Publicado no ano de 1987, posso dizer que esse romance foi um sucesso imensurável ainda em seu ano de publicação e mesmo na época já podia ser considerado um grande clássico do autor Stephen King, que perdura até hoje — recebendo uma excelente adaptação cinematográfica que rendeu a atriz Kathy Bates um Oscar por sua interpretação visceral de Annie Wilkes (Louca obsessão, 1990) e também servindo de inspiração a inúmeras peças de teatro ao redor do mundo, incluindo o Brasil. Podemos dizer que essa história é poderosa em sua totalidade, e, por que não dizer que se trata de um verdadeiro fenômeno editorial de sua época?
A história do escritor que se vê preso na casa de uma enfermeira louca que também se diz ''sua fã numero um'' tornou-se palco para as mais diversas reflexões e analogias referentes aos vícios e as fraquezas desse personagem que podemos dizer, trata-se de um alter-ego do próprio autor. O acidente deu-se após Paul Sheldon decidir dirigir perdidamente durante uma tempestade de neve após concluir seu mais novo romance — esse que não era mais uma das histórias da série ''Misery'' — mas sim algo que Paul considera efetivamente bom, um manuscrito que representa aquilo que ele queria escrever de verdade, diferente dos melodramas do seculo XIX que fazem o maior sucesso entre senhoras de meia-idade, mas que nunca agradaram Paul e seu ego de escritor. Sucedeu-se que, ao capotar seu veículo e entrar em uma espécie de ''coma'' causado pela intensa dor nas pernas, Paul teve a ''sorte'' de ser resgatado por Annie Wilkes, uma enfermeira aposentada, que por coincidência (ou não) também é sua fã numero um.
Emergindo da névoa que representa seu estado de sono profundo, Paul percebeu estar metido em uma ''enrascada dos diabos'' ao concluir que sua cuidadora era completamente maluca. Ela é a responsável por dar-lhe as drogas que traziam alivio a suas dores, mas também é a responsável por aplicar-lhe os mais severos castigos quando as coisas não saem como Annie espera e exige — a exemplo do episódio que, ao descobrir que sua personagem favorita Misery faleceu, Annie obriga Paul a escrever um novo romance, ressuscitando-a de imediado. Ou quando Annie o faz queimar seu novo manuscrito por conter muitos palavrões. É quando descobrimos que Annie, por alguma razão, detesta palavrões.
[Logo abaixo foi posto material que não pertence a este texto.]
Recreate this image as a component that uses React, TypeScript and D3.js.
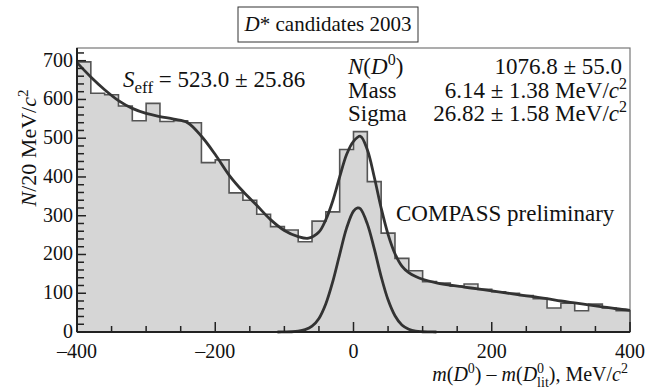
import React from 'react';
import * as d3 from 'd3';

// ---- data ----
const binStarts = [-400, -380, -360, -340, -320, -300, -280, -260, -240, -220, -200, -180, -160, -140, -120, -100, -80, -60, -40, -20, 0, 20, 40, 60, 80, 100, 120, 140, 160, 180, 200, 220, 240, 260, 280, 300, 320, 340, 360, 380];
const binWidth = 20;
const counts = [697, 616, 612, 583, 545, 590, 543, 545, 540, 437, 444, 359, 340, 304, 272, 263, 233, 286, 310, 471, 517, 388, 255, 190, 158, 130, 126, 118, 124, 110, 104, 100, 94, 86, 62, 74, 55, 72, 62, 55];

const fitX = [-400, -380, -360, -340, -320, -300, -280, -260, -240, -220, -200, -180, -160, -140, -120, -100, -80, -65, -50, -40, -30, -20, -10, 0, 10, 20, 30, 40, 50, 60, 70, 80, 90, 100, 120, 140, 160, 180, 200, 220, 240, 260, 280, 300, 320, 340, 360, 380, 400];
const fitY = [695, 658, 625, 597, 577, 564, 556, 549, 540, 505, 458, 405, 363, 327, 290, 262, 246, 242, 258, 290, 338, 400, 458, 492, 505, 470, 400, 320, 252, 202, 170, 153, 143, 136, 127, 121, 116, 111, 106, 101, 96, 91, 86, 80, 75, 70, 65, 60, 56];

const sigX = [-110, -100, -90, -80, -70, -60, -50, -40, -30, -20, -10, 0, 6, 10, 20, 30, 40, 50, 60, 70, 80, 90, 100, 110, 120];
const sigY = [0, 0.3, 0.6, 2, 6, 15, 35, 73, 130, 200, 268, 312, 320, 318, 279, 215, 143, 83, 42, 18, 7, 2, 0.6, 0.2, 0];

const yMajor = [0, 100, 200, 300, 400, 500, 600, 700];
const yMinor = [20, 40, 60, 80, 120, 140, 160, 180, 220, 240, 260, 280, 320, 340, 360, 380, 420, 440, 460, 480, 520, 540, 560, 580, 620, 640, 660, 680, 720];
const xMajor = [-400, -200, 0, 200, 400];
const xMinor = [-350, -300, -250, -150, -100, -50, 50, 100, 150, 250, 300, 350];

const FONT = '"Liberation Serif", "Times New Roman", Times, serif';

export default function App() {
  const W = 656, H = 392;
  const x = d3.scaleLinear().domain([-400, 400]).range([77, 630]);
  const y = d3.scaleLinear().domain([0, 700]).range([332, 60.7]);
  const yTop = 48;

  const pts: [number, number][] = [];
  binStarts.forEach((b, i) => {
    pts.push([x(b), y(counts[i])]);
    pts.push([x(b + binWidth), y(counts[i])]);
  });
  const stepLine = d3.line<[number, number]>().x(d => d[0]).y(d => d[1]);
  const areaPath = d3.area<[number, number]>().x(d => d[0]).y0(y(0)).y1(d => d[1])(pts) || '';
  const outline = stepLine([[x(-400), y(0)], ...pts, [x(400), y(0)]]) || '';
  const fitPath = d3.line<number>().x((_, i) => x(fitX[i])).y(d => y(d)).curve(d3.curveCatmullRom.alpha(0.5))(fitY) || '';
  const sigPath = d3.line<number>().x((_, i) => x(sigX[i])).y(d => y(d)).curve(d3.curveCatmullRom.alpha(0.5))(sigY) || '';

  return (
    <svg width={W} height={H} style={{ position: 'absolute', left: 0, top: 0, background: '#fff', fontFamily: FONT }}>
      {/* title box */}
      <rect x={238} y={7} width={180} height={35} fill="#fff" stroke="#333" strokeWidth={1} />
      <text x={328} y={31} fontSize={21} textAnchor="middle" fill="#111">
        <tspan fontStyle="italic">D</tspan>* candidates 2003
      </text>

      {/* frame */}
      <rect x={x(-400)} y={yTop} width={x(400) - x(-400)} height={y(0) - yTop} fill="none" stroke="#777" strokeWidth={1.2} />

      {/* histogram */}
      <path d={areaPath} fill="#d6d6d6" />
      <path d={outline} fill="none" stroke="#555" strokeWidth={1.6} />

      {/* fits */}
      <path d={fitPath} fill="none" stroke="#333" strokeWidth={2.8} />
      <path d={sigPath} fill="none" stroke="#333" strokeWidth={2.8} />

      {/* axes */}
      <line x1={x(-400)} x2={x(400)} y1={y(0)} y2={y(0)} stroke="#222" strokeWidth={2} />
      <line x1={x(-400)} x2={x(-400)} y1={yTop} y2={y(0)} stroke="#222" strokeWidth={2} />
      {yMajor.map(v => (
        <g key={'ym' + v}>
          <line x1={x(-400)} x2={x(-400) + 9} y1={y(v)} y2={y(v)} stroke="#222" strokeWidth={1.5} />
          <text x={x(-400) - 4} y={y(v) + 6} fontSize={20} textAnchor="end" fill="#111">{v}</text>
        </g>
      ))}
      {yMinor.map(v => (
        <line key={'yn' + v} x1={x(-400)} x2={x(-400) + 7} y1={y(v)} y2={y(v)} stroke="#222" strokeWidth={1.5} />
      ))}
      {xMajor.map(v => (
        <g key={'xm' + v}>
          <line x1={x(v)} x2={x(v)} y1={y(0)} y2={y(0) - 10} stroke="#222" strokeWidth={1.5} />
          <text x={x(v)} y={358} fontSize={20} textAnchor="middle" fill="#111">{v < 0 ? '\u2013' + Math.abs(v) : v}</text>
        </g>
      ))}
      {xMinor.map(v => (
        <line key={'xn' + v} x1={x(v)} x2={x(v)} y1={y(0)} y2={y(0) - 6} stroke="#222" strokeWidth={1.5} />
      ))}

      {/* axis titles */}
      <text transform="translate(36,148) rotate(-90)" fontSize={22} textAnchor="middle" fill="#111">
        <tspan fontStyle="italic">N</tspan>/20 MeV/<tspan fontStyle="italic">c</tspan>
        <tspan fontSize={15} dy={-8}>2</tspan>
      </text>
      <text x={628} y={381} fontSize={20} textAnchor="end" fill="#111">
        <tspan fontStyle="italic">m</tspan>(<tspan fontStyle="italic">D</tspan>
        <tspan fontSize={14} dy={-8}>0</tspan>
        <tspan dy={8}>) – </tspan><tspan fontStyle="italic">m</tspan>(<tspan fontStyle="italic">D</tspan>
        <tspan fontSize={14} dy={-8}>0</tspan>
        <tspan fontSize={14} dx={-7} dy={14}>lit</tspan>
        <tspan dy={-6}>), MeV/</tspan><tspan fontStyle="italic">c</tspan>
        <tspan fontSize={14} dy={-8}>2</tspan>
      </text>

      {/* annotations */}
      <text x={123} y={87} fontSize={23} fill="#111">
        <tspan fontStyle="italic">S</tspan>
        <tspan fontSize={17} dy={6}>eff</tspan>
        <tspan dy={-6}> = 523.0 ± 25.86</tspan>
      </text>
      <text x={348} y={74} fontSize={23} fill="#111">
        <tspan fontStyle="italic">N</tspan>(<tspan fontStyle="italic">D</tspan>
        <tspan fontSize={16} dy={-9}>0</tspan>
        <tspan dy={9}>)</tspan>
      </text>
      <text x={622} y={74} fontSize={23} textAnchor="end" fill="#111">1076.8 ± 55.0</text>
      <text x={348} y={98} fontSize={23} fill="#111">Mass</text>
      <text x={627} y={98} fontSize={23} textAnchor="end" fill="#111">
        6.14 ± 1.38 MeV/<tspan fontStyle="italic">c</tspan>
        <tspan fontSize={16} dy={-9}>2</tspan>
      </text>
      <text x={348} y={121} fontSize={23} fill="#111">Sigma</text>
      <text x={627} y={121} fontSize={23} textAnchor="end" fill="#111">
        26.82 ± 1.58 MeV/<tspan fontStyle="italic">c</tspan>
        <tspan fontSize={16} dy={-9}>2</tspan>
      </text>
      <text x={396} y={221} fontSize={23} fill="#111">COMPASS preliminary</text>
    </svg>
  );
}
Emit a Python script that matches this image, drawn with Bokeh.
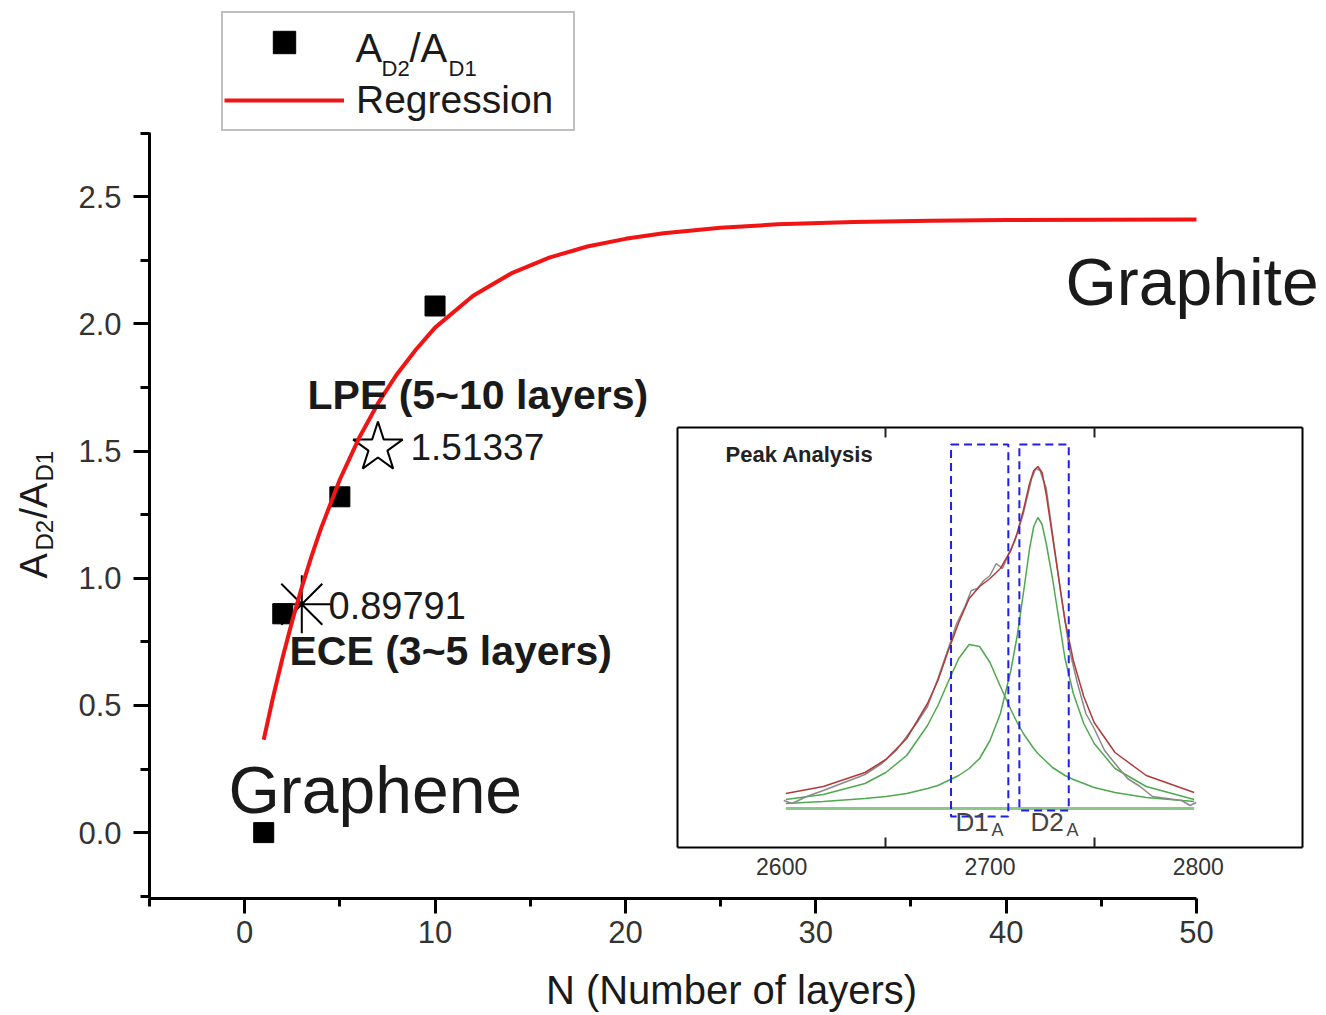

Deve ser a quarta ou quinta vez que leio esse livro. Posso dizer que amo esse texto tanto quanto amo quem o escreveu. Talvez eu tenha alguns traços de Annie Wilkes dentro de mim (King que se cuide 😁), mas a verdade é que esse romance representa para mim uma excelente aula de escrita criativa como também um ótimo ensaio sobre a construção de um bom personagem. Nesse caso, uma boa vilã. Annie é tão carismática quanto perversa, é fascinante a forma como vamos descobrimos aos poucos o quanto ela pode ser perigosa e imprevisível. Mesmo dopado de tantos remédios, Paul não demora a perceber que ela não bate muito bem das bolas, tendo episódios severos de catatonia, que se apresenta por meio de apagões repentinos, como também estar sempre dispersa referente ao tempo, hora, data e lugar que se dão os fatos, Annie está completamente perdida dentro de si; o mundo externo tornou-se indiferente quando ela passou a enxergar a vida à sua própria maneira. Realidade e fantasia se misturam com frequência e ela já não sabe mais distinguir uma da outra, vemos isso quando o mundo de Annie desabou após ela descobrir que a personagem fictícia Misery faleceu, mas ela jamais deu a menor importância para as pessoas que ela matou no passado quando ainda era enfermeira (e acredite, foram muitos convalescentes que tiveram seu tempo de vida encurtado graças ela); vemos também variações de humor, passando da tristeza para a fúria em questão de segundos, como também episódios de melancolia e depressão profunda. Essas são as mais graves.
De todas as facetas perturbadoras de Annie, aquela que me traz mais agonia é a ideia de existir um ''cantinho feliz'' (que provavelmente é uma cabana velha, isolada pela neve, em algum lugar de Sidewinder) aonde ela vai em busca de refúgio quando tem esses surtos inesperados de psicose.
É divertido a forma que vamos descobrindo junto com o Paul como funciona a mente de Annie Wilkes. Lembrando que estamos falando de um romance cuja narrativa é focada na interação de somente dois personagens, presos em uma cabana.